It is reproducible very easily on stock solr with SSL enabled. My test setup creates two SSL-enabled Solr instances with a 5 shard x 2 replica collection and runs a short indexing program (just 9 update requests with 1 document each and a commit at the end). Keep on running the indexing program repeatedly and the number of connections in the CLOSE_WAIT state gradually increase.
Interestingly, the number of connections stuck in CLOSE_WAIT decrease during indexing and increase again about 10 or so seconds after the indexing is stopped.
I can reproduce the problem on 6.1, 6.0, 5.5.1, 5.3.2. I am not able to reproduce this on master although I don't see anything relevant that has changed since 6.1 – I tried this only once so it may have just been bad timing?
When the connections show in CLOSE_WAIT state, the recv-q buffer always has exactly 70 bytes.
netstat -tonp | grep CLOSE_WAIT | grep java
tcp 70 0 127.0.0.1:56538 127.0.1.1:8983 CLOSE_WAIT 21654/java off (0.00/0/0)
tcp 70 0 127.0.0.1:47995 127.0.1.1:8984 CLOSE_WAIT 21654/java off (0.00/0/0)
tcp 70 0 127.0.0.1:47477 127.0.1.1:8984 CLOSE_WAIT 21654/java off (0.00/0/0)
tcp 70 0 127.0.0.1:47996 127.0.1.1:8984 CLOSE_WAIT 21654/java off (0.00/0/0)
tcp 70 0 127.0.0.1:56644 127.0.1.1:8983 CLOSE_WAIT 21654/java off (0.00/0/0)
tcp 70 0 127.0.0.1:56533 127.0.1.1:8983 CLOSE_WAIT 21654/java off (0.00/0/0)
If I run the same steps with SSL disabled then the connections in CLOSE_WAIT state have just 1 byte in recv-q. I don't see the number of such connections increasing with indexing over time but I know for a fact (from a client) that eventually more and more connections pile up in this state even without SSL.
tcp 1 0 127.0.0.1:41723 127.0.1.1:8983 CLOSE_WAIT 2522/java off (0.00/0/0)
tcp 1 0 127.0.0.1:41780 127.0.1.1:8983 CLOSE_WAIT 2640/java off (0.00/0/0)
I enabled debug logging for PoolingHttpClientConnectionManager (used in 6.x) and PoolingClientConnectionManager (used in 5.x.x) and after running the indexing program and verifying that some connections are in CLOSE_WAIT, I grepped the logs for connections leased vs released and I always find the number to be the same which means that the connections are always given back to the pool.
Now some connections hanging around in CLOSE_WAIT are to be expected because of the following (quoted from the httpclient documentation):
One of the major shortcomings of the classic blocking I/O model is that the network socket can react to I/O events only when blocked in an I/O operation. When a connection is released back to the manager, it can be kept alive however it is unable to monitor the status of the socket and react to any I/O events.
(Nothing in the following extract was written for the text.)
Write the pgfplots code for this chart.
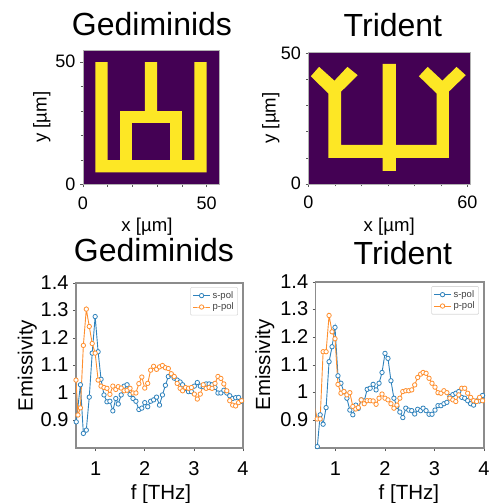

If the connection gets closed on the server side, the client side connection is unable to detect the change in the connection state (and react appropriately by closing the socket on its end).
HttpClient tries to mitigate the problem by testing whether the connection is 'stale', that is no longer valid because it was closed on the server side, prior to using the connection for executing an HTTP request. The stale connection check is not 100% reliable. The only feasible solution that does not involve a one thread per socket model for idle connections is a dedicated monitor thread used to evict connections that are considered expired due to a long period of inactivity. The monitor thread can periodically call ClientConnectionManager#closeExpiredConnections() method to close all expired connections and evict closed connections from the pool. It can also optionally call ClientConnectionManager#closeIdleConnections() method to close all connections that have been idle over a given period of time.
I'm going to try adding such a monitor thread and see if this is still a problem.